Builder confidence in the market for newly-built single-family homes just hit a 12-year high after seeing President Donald Trump’s actions on regulatory reform, according to the National Association of Home Builders and Wells Fargo Housing Market Index released Wednesday.
The index increased six points in March to a level of 71, the highest reading since June 2005. This is up from February’s decrease to 65.
“Builders are buoyed by President Trump’s actions on regulatory reform, particularly his recent executive order to rescind or revise the waters of the U.S. rule that impacts permitting,” said NAHB Chairman Granger MacDonald, a home builder and developer.
Derived from a monthly survey that NAHB has been conducting for 30 years, the index gauges builder perceptions of current single-family home sales and sales expectations for the next six months as good, fair or poor.
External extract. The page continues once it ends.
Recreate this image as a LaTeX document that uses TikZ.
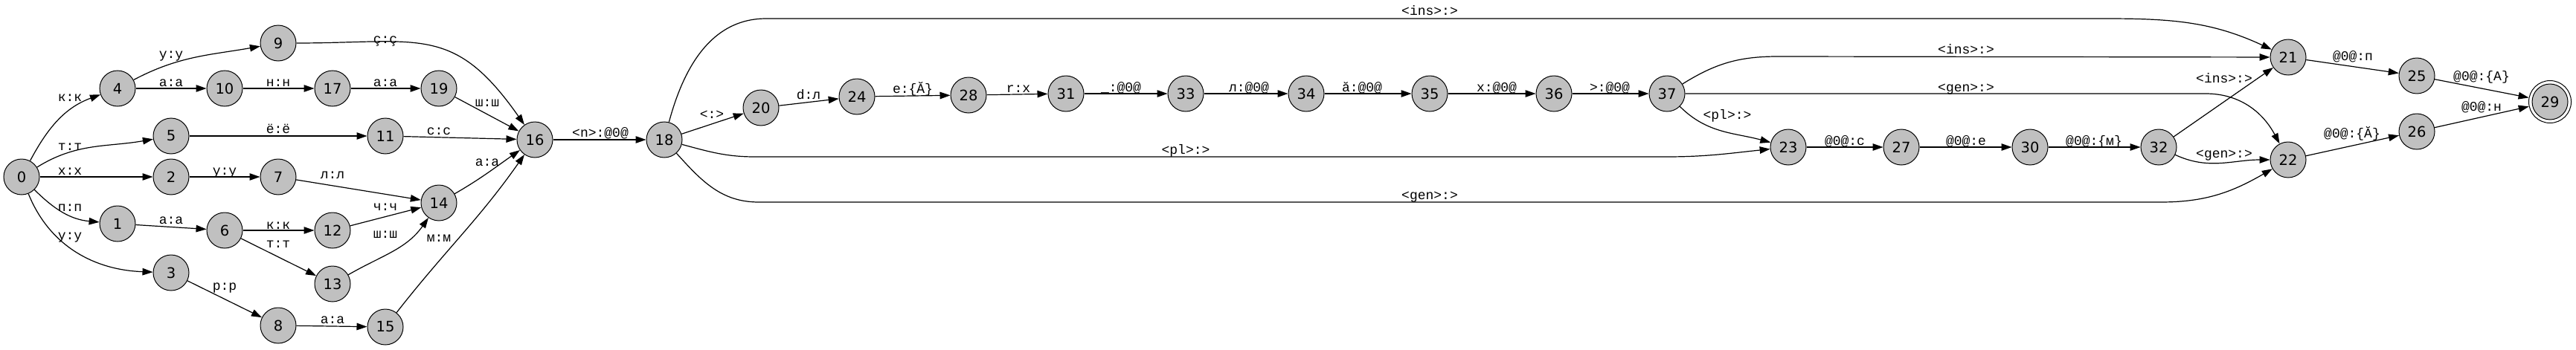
\documentclass[tikz,border=0pt]{standalone}
\usepackage{fontspec}
\setmainfont{DejaVu Sans}
\newfontfamily\lblfont{Liberation Mono}
\usetikzlibrary{arrows.meta}
\definecolor{nodegray}{HTML}{C0C0C0}
\begin{document}
\begin{tikzpicture}[x=1pt,y=1pt,
  st/.style={circle, draw=black, line width=1pt, fill=nodegray, minimum size=48pt, inner sep=0pt, font=\fontsize{19.5}{20}\selectfont},
  outer/.style={circle, draw=black, line width=1pt, minimum size=57pt, inner sep=0pt},
  e/.style={line width=1.2pt, -{Triangle[length=14pt,width=9.5pt]}},
  lbl/.style={font=\lblfont\fontsize{18}{18}\selectfont, inner sep=0pt, anchor=base}]
\useasboundingbox (0,0) rectangle (3463,-471);
% states
\node[st] (0) at (29,-238) {0};
\node[st] (4) at (158,-119) {4};
\node[st] (5) at (230,-183) {5};
\node[st] (2) at (230,-238) {2};
\node[st] (1) at (158,-301) {1};
\node[st] (3) at (230,-367) {3};
\node[st] (9) at (374,-58) {9};
\node[st] (10) at (302,-119) {10};
\node[st] (7) at (374,-238) {7};
\node[st] (6) at (302,-310) {6};
\node[st] (8) at (374,-438) {8};
\node[st] (17) at (447,-119) {17};
\node[st] (12) at (447,-310) {12};
\node[st] (13) at (447,-382) {13};
\node[st] (19) at (590,-119) {19};
\node[st] (11) at (518,-183) {11};
\node[st] (14) at (590,-273) {14};
\node[st] (15) at (518,-440) {15};
\node[st] (16) at (719,-188) {16};
\node[st] (18) at (893,-188) {18};
\node[st] (20) at (1023,-145) {20};
\node[st] (24) at (1152,-130) {24};
\node[st] (28) at (1302,-128) {28};
\node[st] (31) at (1433,-126) {31};
\node[st] (33) at (1594,-126) {33};
\node[st] (34) at (1756,-126) {34};
\node[st] (35) at (1922,-126) {35};
\node[st] (36) at (2089,-126) {36};
\node[st] (37) at (2241,-126) {37};
\node[st] (23) at (2404,-198) {23};
\node[st] (27) at (2556,-198) {27};
\node[st] (30) at (2729,-198) {30};
\node[st] (32) at (2902,-198) {32};
\node[st] (21) at (3076,-77) {21};
\node[st] (22) at (3076,-215) {22};
\node[st] (25) at (3249,-102) {25};
\node[st] (26) at (3249,-177) {26};
\node[st] (29) at (3428,-137) {29};
\node[outer] (29o) at (29) {};
% edges
\draw[e] (0) to[out=62,in=200] (4);
\draw[e] (0) to[out=32,in=190] (5);
\draw[e] (0) -- (2);
\draw[e] (0) to[out=-45,in=175] (1);
\draw[e] (0) to[out=-68,in=178] (3);
\draw[e] (4) to[out=28,in=190] (9);
\draw[e] (4) -- (10);
\draw[e] (10) -- (17);
\draw[e] (17) -- (19);
\draw[e] (9) to[out=0,in=125,looseness=1.3] (16);
\draw[e] (19) -- (16);
\draw[e] (5) -- (11);
\draw[e] (11) -- (16);
\draw[e] (2) -- (7);
\draw[e] (7) -- (14);
\draw[e] (14) to[out=30,in=215] (16);
\draw[e] (1) -- (6);
\draw[e] (6) -- (12);
\draw[e] (6) -- (13);
\draw[e] (12) -- (14);
\draw[e] (13) to[out=30,in=235] (14);
\draw[e] (3) -- (8);
\draw[e] (8) -- (15);
\draw[e] (15) to[out=52,in=235] (16);
\draw[e] (16) -- (18);
\draw[e] (18) -- (20);
\draw[e] (20) -- (24);
\draw[e] (24) -- (28);
\draw[e] (28) -- (31);
\draw[e] (31) -- (33);
\draw[e] (33) -- (34);
\draw[e] (34) -- (35);
\draw[e] (35) -- (36);
\draw[e] (36) -- (37);
\draw[e] (18) to[out=75,in=180] (1030,-25) -- (2830,-25) to[out=0,in=155] (21);
\draw[e] (18) to[out=-15,in=180] (1015,-211) -- (2240,-211) to[out=0,in=186] (23);
\draw[e] (18) to[out=-48,in=180] (1020,-272) -- (2905,-272) to[out=0,in=210] (22);
\draw[e] (37) to[out=32,in=180] (2390,-76) -- (21);
\draw[e] (37) -- (2965,-126) to[out=0,in=118] (22);
\draw[e] (37) to[out=-45,in=165] (23);
\draw[e] (23) -- (27);
\draw[e] (27) -- (30);
\draw[e] (30) -- (32);
\draw[e] (32) -- (21);
\draw[e] (32) to[out=-25,in=180] (22);
\draw[e] (21) -- (25);
\draw[e] (25) -- (29o);
\draw[e] (22) -- (26);
\draw[e] (26) -- (29o);
% labels
\node[lbl] (l0-4) at (94,-136) {к:к};
\node[lbl] (l4-9) at (230,-78) {у:у};
\node[lbl] (l4-10) at (230,-116) {а:а};
\node[lbl] (l10-17) at (374,-116) {н:н};
\node[lbl] (l0-5) at (94,-202) {т:т};
\node[lbl] (l5-11) at (374,-179) {ё:ё};
\node[lbl] (l0-2) at (94,-235) {х:х};
\node[lbl] (l2-7) at (302,-235) {у:у};
\node[lbl] (l7-14) at (447,-240) {л:л};
\node[lbl] (l0-1) at (94,-284) {п:п};
\node[lbl] (l1-6) at (230,-301) {а:а};
\node[lbl] (l6-12) at (374,-308) {к:к};
\node[lbl] (l6-13) at (374,-333) {т:т};
\node[lbl] (l0-3) at (94,-322) {у:у};
\node[lbl] (l3-8) at (302,-390) {р:р};
\node[lbl] (l8-15) at (447,-435) {а:а};
\node[lbl] (l9-16) at (518,-58) {ç:ç};
\node[lbl] (l17-19) at (518,-116) {а:а};
\node[lbl] (l19-16) at (655,-143) {ш:ш};
\node[lbl] (l11-16) at (590,-181) {с:с};
\node[lbl] (l14-16) at (655,-223) {а:а};
\node[lbl] (l12-14) at (518,-283) {ч:ч};
\node[lbl] (l13-14) at (518,-320) {ш:ш};
\node[lbl] (l15-16) at (590,-325) {м:м};
\node[lbl] (l16-18) at (807,-184) {<n>:@0@};
\node[lbl] (l18-20) at (957,-159) {<:>};
\node[lbl] (l20-24) at (1087,-133) {d:л};
\node[lbl] (l24-28) at (1227,-125) {e:\{Ă\}};
\node[lbl] (l28-31) at (1369,-124) {r:x};
\node[lbl] (l31-33) at (1507,-123) {\_:@0@};
\node[lbl] (l33-34) at (1679,-123) {л:@0@};
\node[lbl] (l34-35) at (1831,-123) {ă:@0@};
\node[lbl] (l35-36) at (2012,-123) {x:@0@};
\node[lbl] (l36-37) at (2164,-123) {>:@0@};
\node[lbl] (l18-21) at (1922,-20) {<ins>:>};
\node[lbl] (l18-23) at (1594,-207) {<pl>:>};
\node[lbl] (l18-22) at (1922,-268) {<gen>:>};
\node[lbl] (l37-23) at (2322,-160) {<pl>:>};
\node[lbl] (l37-21) at (2643,-72) {<ins>:>};
\node[lbl] (l37-22) at (2643,-123) {<gen>:>};
\node[lbl] (l23-27) at (2480,-195) {@0@:c};
\node[lbl] (l27-30) at (2643,-195) {@0@:e};
\node[lbl] (l30-32) at (2815,-195) {@0@:\{м\}};
\node[lbl] (l32-21) at (2990,-111) {<ins>:>};
\node[lbl] (l32-22) at (2990,-212) {<gen>:>};
\node[lbl] (l21-25) at (3163,-81) {@0@:п};
\node[lbl] (l25-29) at (3336,-108) {@0@:\{A\}};
\node[lbl] (l26-29) at (3336,-149) {@0@:н};
\node[lbl] (l22-26) at (3162,-185) {@0@:\{Ă\}};
\end{tikzpicture}
\end{document}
The survey also asks builders to rate traffic of prospective buyers as high to very high, average or low to very low. Scores for each component are then used to calculate a seasonally adjusted index where any number over 50 indicates most homebuilders view conditions as good than poor.
But experts don’t expect this confidence to continue at its current pace, saying builders still have many challenges ahead of them for 2017.
“While builders are clearly confident, we expect some moderation in the index moving forward,” NAHB Chief Economist Robert Dietz said. “Builders continue to face a number of challenges, including rising material prices, higher mortgage rates, and shortages of lots and labor.”
All three HMI components increased in March. The component measuring current sales conditions increased seven points to 78, and the index charting sales expectations over the next six months jumped five points to 78. The component measuring buyer traffic jumped eight points to 54.
And builders aren’t the only ones with more confidence. The National Association of Realtors released a study Wednesday showing household confidence also increased to a survey high.